- GIVEN INFORMATION -

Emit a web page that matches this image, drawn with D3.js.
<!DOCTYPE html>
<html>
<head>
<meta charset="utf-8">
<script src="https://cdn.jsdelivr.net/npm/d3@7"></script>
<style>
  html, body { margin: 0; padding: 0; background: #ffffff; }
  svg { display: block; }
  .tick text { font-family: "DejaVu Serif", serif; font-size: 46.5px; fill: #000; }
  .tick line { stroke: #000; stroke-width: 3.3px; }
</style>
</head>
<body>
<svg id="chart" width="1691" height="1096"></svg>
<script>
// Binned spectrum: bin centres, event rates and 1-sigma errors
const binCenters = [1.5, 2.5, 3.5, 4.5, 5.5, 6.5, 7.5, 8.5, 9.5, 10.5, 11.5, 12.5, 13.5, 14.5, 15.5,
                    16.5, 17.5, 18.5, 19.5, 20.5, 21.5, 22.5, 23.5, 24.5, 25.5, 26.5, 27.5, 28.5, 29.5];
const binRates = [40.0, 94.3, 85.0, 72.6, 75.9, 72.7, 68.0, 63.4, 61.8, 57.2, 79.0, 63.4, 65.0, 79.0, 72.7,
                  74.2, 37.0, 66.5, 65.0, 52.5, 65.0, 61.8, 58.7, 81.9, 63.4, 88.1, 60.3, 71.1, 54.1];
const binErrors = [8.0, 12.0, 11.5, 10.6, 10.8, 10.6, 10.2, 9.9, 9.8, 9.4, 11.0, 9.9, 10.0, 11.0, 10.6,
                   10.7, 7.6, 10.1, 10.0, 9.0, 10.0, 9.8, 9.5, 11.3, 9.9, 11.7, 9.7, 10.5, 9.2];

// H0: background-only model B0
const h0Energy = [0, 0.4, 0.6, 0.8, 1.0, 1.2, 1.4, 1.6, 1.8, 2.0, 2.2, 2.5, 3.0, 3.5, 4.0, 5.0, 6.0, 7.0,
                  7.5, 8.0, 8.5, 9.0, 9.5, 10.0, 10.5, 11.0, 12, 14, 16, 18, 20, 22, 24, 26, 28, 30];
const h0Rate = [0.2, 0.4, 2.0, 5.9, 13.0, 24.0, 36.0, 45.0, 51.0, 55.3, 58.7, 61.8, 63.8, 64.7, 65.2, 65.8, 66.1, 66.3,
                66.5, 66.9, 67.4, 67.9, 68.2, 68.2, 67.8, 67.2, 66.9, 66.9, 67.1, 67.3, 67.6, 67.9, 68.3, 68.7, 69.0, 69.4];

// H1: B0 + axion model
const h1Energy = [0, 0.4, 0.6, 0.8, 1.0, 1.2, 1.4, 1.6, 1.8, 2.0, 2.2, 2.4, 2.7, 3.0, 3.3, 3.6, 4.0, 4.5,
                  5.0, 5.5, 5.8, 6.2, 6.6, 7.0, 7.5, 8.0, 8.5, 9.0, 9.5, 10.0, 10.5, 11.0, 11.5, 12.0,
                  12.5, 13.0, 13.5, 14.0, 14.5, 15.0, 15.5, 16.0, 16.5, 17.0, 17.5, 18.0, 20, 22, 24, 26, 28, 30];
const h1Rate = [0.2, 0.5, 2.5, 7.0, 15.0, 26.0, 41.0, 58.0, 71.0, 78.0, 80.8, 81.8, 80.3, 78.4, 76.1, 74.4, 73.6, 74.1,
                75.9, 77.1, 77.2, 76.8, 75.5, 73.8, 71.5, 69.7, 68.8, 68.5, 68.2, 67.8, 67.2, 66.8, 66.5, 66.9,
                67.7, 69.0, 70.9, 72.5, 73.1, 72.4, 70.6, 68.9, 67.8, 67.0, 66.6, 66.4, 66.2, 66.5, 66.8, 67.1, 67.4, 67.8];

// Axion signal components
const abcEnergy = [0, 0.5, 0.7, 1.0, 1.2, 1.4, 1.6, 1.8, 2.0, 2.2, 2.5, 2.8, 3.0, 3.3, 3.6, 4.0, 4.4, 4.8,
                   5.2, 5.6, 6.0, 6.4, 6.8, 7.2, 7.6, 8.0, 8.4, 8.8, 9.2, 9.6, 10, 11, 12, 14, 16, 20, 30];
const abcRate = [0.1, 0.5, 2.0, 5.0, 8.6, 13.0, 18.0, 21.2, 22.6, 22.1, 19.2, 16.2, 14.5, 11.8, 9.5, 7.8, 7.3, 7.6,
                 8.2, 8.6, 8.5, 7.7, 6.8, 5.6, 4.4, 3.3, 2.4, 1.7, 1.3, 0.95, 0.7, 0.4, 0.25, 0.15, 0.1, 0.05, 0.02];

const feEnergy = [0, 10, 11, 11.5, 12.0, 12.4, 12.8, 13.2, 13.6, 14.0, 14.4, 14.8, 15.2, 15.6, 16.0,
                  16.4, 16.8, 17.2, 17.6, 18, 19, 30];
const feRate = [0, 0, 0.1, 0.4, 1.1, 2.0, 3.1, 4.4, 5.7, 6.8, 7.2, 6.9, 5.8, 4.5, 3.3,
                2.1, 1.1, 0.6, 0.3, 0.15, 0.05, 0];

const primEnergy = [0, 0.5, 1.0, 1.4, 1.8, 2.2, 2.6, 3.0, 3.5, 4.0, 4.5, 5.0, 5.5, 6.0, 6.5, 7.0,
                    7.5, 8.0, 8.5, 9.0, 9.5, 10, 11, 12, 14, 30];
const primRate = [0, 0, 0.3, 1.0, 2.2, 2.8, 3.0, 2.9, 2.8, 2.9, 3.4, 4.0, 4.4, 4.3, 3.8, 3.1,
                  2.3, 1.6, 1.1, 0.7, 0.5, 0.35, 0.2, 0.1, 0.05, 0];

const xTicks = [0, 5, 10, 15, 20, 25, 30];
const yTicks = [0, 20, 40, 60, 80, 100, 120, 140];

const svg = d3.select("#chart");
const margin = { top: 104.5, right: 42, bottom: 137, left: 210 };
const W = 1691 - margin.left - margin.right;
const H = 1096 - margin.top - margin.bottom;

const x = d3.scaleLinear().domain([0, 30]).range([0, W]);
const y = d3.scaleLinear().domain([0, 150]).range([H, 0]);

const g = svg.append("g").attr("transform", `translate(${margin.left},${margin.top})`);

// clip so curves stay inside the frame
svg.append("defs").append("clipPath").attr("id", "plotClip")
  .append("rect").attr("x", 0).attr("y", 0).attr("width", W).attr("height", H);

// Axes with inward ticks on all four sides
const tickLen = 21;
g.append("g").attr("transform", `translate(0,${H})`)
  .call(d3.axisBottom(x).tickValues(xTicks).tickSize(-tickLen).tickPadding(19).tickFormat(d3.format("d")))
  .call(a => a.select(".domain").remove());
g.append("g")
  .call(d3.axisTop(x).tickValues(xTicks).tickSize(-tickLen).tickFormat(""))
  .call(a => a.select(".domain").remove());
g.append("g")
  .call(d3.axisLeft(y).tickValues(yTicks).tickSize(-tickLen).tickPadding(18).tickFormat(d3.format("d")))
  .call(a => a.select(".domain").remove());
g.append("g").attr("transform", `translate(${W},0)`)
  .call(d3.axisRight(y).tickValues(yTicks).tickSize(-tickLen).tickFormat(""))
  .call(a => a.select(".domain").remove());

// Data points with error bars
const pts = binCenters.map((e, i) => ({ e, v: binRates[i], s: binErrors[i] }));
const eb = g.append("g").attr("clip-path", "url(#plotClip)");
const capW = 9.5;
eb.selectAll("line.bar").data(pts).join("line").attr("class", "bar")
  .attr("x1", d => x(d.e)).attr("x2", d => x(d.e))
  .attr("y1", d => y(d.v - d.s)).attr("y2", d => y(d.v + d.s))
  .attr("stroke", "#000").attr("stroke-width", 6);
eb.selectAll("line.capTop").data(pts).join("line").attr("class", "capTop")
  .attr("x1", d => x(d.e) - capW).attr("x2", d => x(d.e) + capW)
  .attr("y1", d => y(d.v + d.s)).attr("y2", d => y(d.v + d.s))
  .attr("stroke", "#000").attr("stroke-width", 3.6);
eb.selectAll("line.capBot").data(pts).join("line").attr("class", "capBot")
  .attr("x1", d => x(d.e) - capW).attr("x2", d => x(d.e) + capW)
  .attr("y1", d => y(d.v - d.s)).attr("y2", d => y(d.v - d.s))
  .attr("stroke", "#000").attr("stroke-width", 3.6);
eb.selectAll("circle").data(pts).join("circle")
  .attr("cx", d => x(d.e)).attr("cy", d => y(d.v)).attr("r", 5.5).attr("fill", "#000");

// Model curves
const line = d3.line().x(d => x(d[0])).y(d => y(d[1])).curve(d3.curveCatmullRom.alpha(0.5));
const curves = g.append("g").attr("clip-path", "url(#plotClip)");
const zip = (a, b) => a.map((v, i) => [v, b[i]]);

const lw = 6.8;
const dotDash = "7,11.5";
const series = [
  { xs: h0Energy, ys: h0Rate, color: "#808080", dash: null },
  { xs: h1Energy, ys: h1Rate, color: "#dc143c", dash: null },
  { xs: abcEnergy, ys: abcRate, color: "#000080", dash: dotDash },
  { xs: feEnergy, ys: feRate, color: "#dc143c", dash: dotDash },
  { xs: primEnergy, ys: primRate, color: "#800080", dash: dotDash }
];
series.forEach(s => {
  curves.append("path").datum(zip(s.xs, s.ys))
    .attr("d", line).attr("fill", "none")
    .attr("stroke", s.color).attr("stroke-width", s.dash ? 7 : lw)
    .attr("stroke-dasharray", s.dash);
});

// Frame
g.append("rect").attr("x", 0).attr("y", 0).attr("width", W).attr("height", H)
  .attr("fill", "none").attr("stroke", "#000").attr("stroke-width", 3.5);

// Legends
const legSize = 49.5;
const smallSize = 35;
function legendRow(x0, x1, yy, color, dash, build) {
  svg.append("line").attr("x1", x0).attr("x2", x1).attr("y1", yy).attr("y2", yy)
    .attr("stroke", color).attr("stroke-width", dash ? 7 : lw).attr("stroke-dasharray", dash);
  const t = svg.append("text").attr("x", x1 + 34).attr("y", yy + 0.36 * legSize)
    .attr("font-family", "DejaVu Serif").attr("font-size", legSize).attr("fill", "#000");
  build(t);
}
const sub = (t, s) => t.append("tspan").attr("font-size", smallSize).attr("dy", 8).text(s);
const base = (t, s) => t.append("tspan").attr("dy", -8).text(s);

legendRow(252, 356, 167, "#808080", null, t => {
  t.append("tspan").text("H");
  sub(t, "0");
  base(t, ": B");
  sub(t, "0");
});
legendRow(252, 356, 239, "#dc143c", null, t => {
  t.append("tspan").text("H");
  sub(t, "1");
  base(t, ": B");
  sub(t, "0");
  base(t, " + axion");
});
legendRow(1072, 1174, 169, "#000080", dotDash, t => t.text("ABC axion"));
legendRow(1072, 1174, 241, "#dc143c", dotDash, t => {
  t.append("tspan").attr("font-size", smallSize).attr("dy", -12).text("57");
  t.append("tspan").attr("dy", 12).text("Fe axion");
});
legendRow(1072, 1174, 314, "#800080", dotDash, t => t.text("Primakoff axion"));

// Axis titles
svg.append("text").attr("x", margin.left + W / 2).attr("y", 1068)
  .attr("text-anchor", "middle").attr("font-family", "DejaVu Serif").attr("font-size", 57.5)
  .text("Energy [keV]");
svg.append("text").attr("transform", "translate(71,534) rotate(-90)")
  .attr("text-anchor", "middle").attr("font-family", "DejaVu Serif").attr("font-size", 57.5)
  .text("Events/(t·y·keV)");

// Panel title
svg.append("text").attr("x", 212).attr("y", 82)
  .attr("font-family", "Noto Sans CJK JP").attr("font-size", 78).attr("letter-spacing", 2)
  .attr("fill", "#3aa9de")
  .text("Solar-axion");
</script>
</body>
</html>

- TASK DETAILS -
Reproduce verbatim only this range: the first line of the material through the line that contains "9.7, 10.5, 9.2];", inclusive.

- TASK ANSWER -
Emit a web page that matches this image, drawn with D3.js.
<!DOCTYPE html>
<html>
<head>
<meta charset="utf-8">
<script src="https://cdn.jsdelivr.net/npm/d3@7"></script>
<style>
  html, body { margin: 0; padding: 0; background: #ffffff; }
  svg { display: block; }
  .tick text { font-family: "DejaVu Serif", serif; font-size: 46.5px; fill: #000; }
  .tick line { stroke: #000; stroke-width: 3.3px; }
</style>
</head>
<body>
<svg id="chart" width="1691" height="1096"></svg>
<script>
// Binned spectrum: bin centres, event rates and 1-sigma errors
const binCenters = [1.5, 2.5, 3.5, 4.5, 5.5, 6.5, 7.5, 8.5, 9.5, 10.5, 11.5, 12.5, 13.5, 14.5, 15.5,
                    16.5, 17.5, 18.5, 19.5, 20.5, 21.5, 22.5, 23.5, 24.5, 25.5, 26.5, 27.5, 28.5, 29.5];
const binRates = [40.0, 94.3, 85.0, 72.6, 75.9, 72.7, 68.0, 63.4, 61.8, 57.2, 79.0, 63.4, 65.0, 79.0, 72.7,
                  74.2, 37.0, 66.5, 65.0, 52.5, 65.0, 61.8, 58.7, 81.9, 63.4, 88.1, 60.3, 71.1, 54.1];
const binErrors = [8.0, 12.0, 11.5, 10.6, 10.8, 10.6, 10.2, 9.9, 9.8, 9.4, 11.0, 9.9, 10.0, 11.0, 10.6,
                   10.7, 7.6, 10.1, 10.0, 9.0, 10.0, 9.8, 9.5, 11.3, 9.9, 11.7, 9.7, 10.5, 9.2];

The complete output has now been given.